Ali Shah had just started to see someone. And that someone had just been talking to their ex.

Shah found out directly — a message notification on his date’s phone proved it. So, Shah was direct in his response: he wrote a song about it.

“Wish You Would Die” gives Shah the space to reflect on heartbreak as a queer Pakistani man, an identity that is largely absent from pop music.

“When you think about the nature of this relationship, it’s something you would only really see in heteronormative media,” Shah says. “A lot of queer media is focused on the actual getting into the relationship and how that’s a challenge. But okay, when you’re here now, what about these other challenges?”

Shah treats songwriting like a therapy session, which allows him to bring raw, unfiltered thoughts into his music. “When I do write it, I don’t have to revisit that emotion.”

He also brings his identity.

Ali Shah. Photograph by Isa Visuals.

“Saying the simplest sentence in my song is inherently different because of my identity,” Shah says. “Anyone with a different identity speaking about mundane, normal things … it’s powerful.”

Shah wants to be the gay male representation for brown boys that he says is missing in the music industry.

“Being someone, being a role model or anything, a voice, for the brown queer community is important to me. That’s why I put out music,” Shah says. “I want people like me, who look like me, who act like me, feel like me, to hear [my music] and be like, ‘Oh yeah, that’s also how I feel.’”

Ali Shah.

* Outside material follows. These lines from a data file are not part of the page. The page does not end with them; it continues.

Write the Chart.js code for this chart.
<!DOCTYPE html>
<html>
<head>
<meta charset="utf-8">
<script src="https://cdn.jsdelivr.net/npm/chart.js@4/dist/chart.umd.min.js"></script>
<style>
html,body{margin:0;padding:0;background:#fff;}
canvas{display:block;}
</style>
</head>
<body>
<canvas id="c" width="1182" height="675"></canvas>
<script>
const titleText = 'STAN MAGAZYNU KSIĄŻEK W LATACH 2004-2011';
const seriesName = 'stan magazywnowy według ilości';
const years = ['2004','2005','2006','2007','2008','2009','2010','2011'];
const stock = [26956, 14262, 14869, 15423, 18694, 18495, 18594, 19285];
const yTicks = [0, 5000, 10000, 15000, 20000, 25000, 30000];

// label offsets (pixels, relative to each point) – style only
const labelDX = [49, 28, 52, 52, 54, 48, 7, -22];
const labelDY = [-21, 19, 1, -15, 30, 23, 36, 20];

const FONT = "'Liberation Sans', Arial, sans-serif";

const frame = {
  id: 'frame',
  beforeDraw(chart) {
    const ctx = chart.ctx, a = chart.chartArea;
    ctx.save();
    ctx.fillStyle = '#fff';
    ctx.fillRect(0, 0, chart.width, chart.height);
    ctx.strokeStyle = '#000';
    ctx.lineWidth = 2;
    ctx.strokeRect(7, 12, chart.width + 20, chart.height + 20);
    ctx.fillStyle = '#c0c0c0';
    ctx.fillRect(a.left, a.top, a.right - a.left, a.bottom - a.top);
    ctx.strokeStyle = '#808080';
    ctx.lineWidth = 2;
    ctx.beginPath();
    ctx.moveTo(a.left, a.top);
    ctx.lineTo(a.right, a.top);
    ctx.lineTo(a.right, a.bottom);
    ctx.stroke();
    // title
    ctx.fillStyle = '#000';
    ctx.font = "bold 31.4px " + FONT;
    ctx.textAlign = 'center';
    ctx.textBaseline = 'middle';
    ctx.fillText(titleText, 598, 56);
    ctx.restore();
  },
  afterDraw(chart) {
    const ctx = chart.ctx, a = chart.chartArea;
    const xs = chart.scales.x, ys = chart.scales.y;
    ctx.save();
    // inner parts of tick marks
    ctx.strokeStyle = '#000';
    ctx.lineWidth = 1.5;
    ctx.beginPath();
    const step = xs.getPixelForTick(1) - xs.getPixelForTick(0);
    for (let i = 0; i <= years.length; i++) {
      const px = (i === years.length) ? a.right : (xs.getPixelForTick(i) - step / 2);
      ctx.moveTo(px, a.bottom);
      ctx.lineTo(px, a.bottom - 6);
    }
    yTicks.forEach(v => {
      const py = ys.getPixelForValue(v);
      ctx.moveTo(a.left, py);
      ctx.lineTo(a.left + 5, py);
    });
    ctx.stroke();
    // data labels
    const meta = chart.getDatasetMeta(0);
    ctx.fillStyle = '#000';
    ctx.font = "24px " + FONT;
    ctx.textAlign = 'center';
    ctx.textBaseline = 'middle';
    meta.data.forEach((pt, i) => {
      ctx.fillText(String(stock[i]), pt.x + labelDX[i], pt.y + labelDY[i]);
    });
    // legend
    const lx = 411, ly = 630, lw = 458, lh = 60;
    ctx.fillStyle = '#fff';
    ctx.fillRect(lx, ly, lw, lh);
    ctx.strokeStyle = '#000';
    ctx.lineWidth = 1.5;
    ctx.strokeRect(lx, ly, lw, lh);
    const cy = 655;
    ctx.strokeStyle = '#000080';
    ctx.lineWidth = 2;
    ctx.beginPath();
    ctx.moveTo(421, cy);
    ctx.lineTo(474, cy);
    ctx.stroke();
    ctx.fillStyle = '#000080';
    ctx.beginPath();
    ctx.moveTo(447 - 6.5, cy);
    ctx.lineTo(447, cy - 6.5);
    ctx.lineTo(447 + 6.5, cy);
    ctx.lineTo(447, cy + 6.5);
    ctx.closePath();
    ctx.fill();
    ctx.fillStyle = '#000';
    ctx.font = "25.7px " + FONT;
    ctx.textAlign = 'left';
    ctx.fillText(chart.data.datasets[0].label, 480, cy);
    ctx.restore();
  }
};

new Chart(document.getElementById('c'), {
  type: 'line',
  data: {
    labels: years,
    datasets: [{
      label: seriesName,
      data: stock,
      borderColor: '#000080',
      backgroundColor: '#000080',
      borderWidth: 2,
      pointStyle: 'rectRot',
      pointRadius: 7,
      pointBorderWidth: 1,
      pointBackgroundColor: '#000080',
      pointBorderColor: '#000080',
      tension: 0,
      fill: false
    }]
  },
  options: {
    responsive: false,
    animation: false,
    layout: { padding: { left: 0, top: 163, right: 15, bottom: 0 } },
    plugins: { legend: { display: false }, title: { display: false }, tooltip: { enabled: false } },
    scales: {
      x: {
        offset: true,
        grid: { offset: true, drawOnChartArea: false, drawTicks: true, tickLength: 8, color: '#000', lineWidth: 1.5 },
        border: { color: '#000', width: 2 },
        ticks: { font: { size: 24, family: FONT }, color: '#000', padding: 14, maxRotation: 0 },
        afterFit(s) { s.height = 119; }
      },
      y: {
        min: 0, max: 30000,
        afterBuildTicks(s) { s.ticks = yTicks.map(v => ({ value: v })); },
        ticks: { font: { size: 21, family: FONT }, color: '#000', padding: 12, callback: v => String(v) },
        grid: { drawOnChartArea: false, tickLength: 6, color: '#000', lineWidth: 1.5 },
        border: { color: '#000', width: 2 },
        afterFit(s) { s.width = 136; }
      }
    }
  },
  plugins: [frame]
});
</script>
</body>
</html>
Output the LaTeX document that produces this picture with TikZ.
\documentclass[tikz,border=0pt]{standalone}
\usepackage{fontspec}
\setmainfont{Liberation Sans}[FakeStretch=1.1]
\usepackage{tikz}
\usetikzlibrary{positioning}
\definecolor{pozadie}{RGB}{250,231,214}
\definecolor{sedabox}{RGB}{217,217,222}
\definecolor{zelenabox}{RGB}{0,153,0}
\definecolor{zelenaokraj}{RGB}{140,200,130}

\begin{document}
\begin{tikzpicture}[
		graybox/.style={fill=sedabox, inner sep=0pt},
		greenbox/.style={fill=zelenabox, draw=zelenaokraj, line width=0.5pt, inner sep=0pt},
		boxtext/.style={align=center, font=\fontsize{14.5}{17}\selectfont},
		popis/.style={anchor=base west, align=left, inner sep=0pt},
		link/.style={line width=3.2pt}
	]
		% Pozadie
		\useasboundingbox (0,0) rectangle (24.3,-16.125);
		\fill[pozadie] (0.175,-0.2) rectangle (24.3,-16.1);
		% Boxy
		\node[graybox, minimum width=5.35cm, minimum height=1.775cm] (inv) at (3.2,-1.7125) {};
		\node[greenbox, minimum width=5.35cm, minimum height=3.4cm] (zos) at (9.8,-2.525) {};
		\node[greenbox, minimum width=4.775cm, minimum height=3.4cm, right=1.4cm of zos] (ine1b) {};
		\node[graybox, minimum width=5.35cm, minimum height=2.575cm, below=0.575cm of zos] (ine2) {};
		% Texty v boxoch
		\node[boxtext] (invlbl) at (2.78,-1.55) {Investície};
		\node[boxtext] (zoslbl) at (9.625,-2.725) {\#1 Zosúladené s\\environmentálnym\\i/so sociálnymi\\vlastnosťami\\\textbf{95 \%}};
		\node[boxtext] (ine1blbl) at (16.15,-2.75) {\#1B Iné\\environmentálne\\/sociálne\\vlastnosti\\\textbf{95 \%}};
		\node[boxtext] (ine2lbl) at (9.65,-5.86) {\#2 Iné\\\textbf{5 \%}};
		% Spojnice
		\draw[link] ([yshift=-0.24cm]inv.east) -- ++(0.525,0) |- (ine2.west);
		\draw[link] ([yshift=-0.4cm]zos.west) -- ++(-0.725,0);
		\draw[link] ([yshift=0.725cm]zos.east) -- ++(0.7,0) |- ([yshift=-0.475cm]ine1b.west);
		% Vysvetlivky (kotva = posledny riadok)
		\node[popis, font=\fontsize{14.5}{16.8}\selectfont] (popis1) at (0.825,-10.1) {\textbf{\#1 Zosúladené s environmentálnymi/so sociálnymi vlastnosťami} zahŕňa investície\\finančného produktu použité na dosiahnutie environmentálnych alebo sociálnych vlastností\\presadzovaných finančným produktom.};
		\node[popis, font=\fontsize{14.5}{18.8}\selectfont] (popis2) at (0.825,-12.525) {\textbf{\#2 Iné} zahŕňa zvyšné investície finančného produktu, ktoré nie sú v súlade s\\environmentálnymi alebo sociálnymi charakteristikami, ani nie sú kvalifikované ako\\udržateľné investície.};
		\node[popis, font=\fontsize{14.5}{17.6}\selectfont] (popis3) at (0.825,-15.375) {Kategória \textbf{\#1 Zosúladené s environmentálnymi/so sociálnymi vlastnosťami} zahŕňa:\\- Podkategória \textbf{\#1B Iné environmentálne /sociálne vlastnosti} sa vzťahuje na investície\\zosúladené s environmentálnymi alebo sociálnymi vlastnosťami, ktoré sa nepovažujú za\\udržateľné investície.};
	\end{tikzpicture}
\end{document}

Photograph by Isa Visuals.

The music industry doesn’t need representation, Shah says, but accurate representation.

“A lot of people, when they think of representation, they think, ‘Oh, someone straight from the country itself who speaks that language,’ … No, there’s a lot of people of color right next to you,” Shah says.

He knows firsthand the boxes music executives place artists in to reduce their identities to stereotypes. Some industry professionals, Shah says, have asked him to make “brown music.”

“If you listen to my music, I specialize in pop music — Western pop music,” Shah says.

Ali Shah. Photograph by Isa Visuals.

He credits social media and its ability to connect different communities, and in turn, give artists the power to create their own agency in the music industry.

“If you go on any social media, you’ll see so many different types of musicians,” Shah says. “Just 10 years ago, we wouldn’t have really seen that.”

He’s optimistic the next few years will bring more positive change. “Every year it feels like there’s more visibility,” Shah says.

He notes KATSEYE’s Lara Raj and her recent coming out as queer.

“I think it’s so awesome that everyone is getting on board, slowly but surely, with new faces and new identities,” Shah says.

Shah is also moving forward with new sounds.

“Lead By Example,” which Shah calls a sexually-charged, in-your-face pop song, comes out June 27. He say it’s “the opposite of ‘Wish You Would Die.’”

“I love dropping singles that are just so different to each other, because I think it shows the different corners of this world that I’m building,” Shah says.

That world is “the project,” as he often refers to it, officially titled Boy Blues. Shah is unsure whether it will be an EP or album, but he does know the concept.

Boy Blues is about basically all the emotions, all the feelings, all the heightened emotions that you can feel as a boy or with a boy,” he says.

Shah is the rising gay, brown pop star of today, but he knows he’s far from being the last.

“I think even in the next three to five years, we’re going to see a lot of new South Asian pop stars.”

Until then, Shah will continue to write about his life, and he hopes you find a piece of your own story in it.

“I hope I connect to people who can see themselves in me and can identify with my identity,” he says.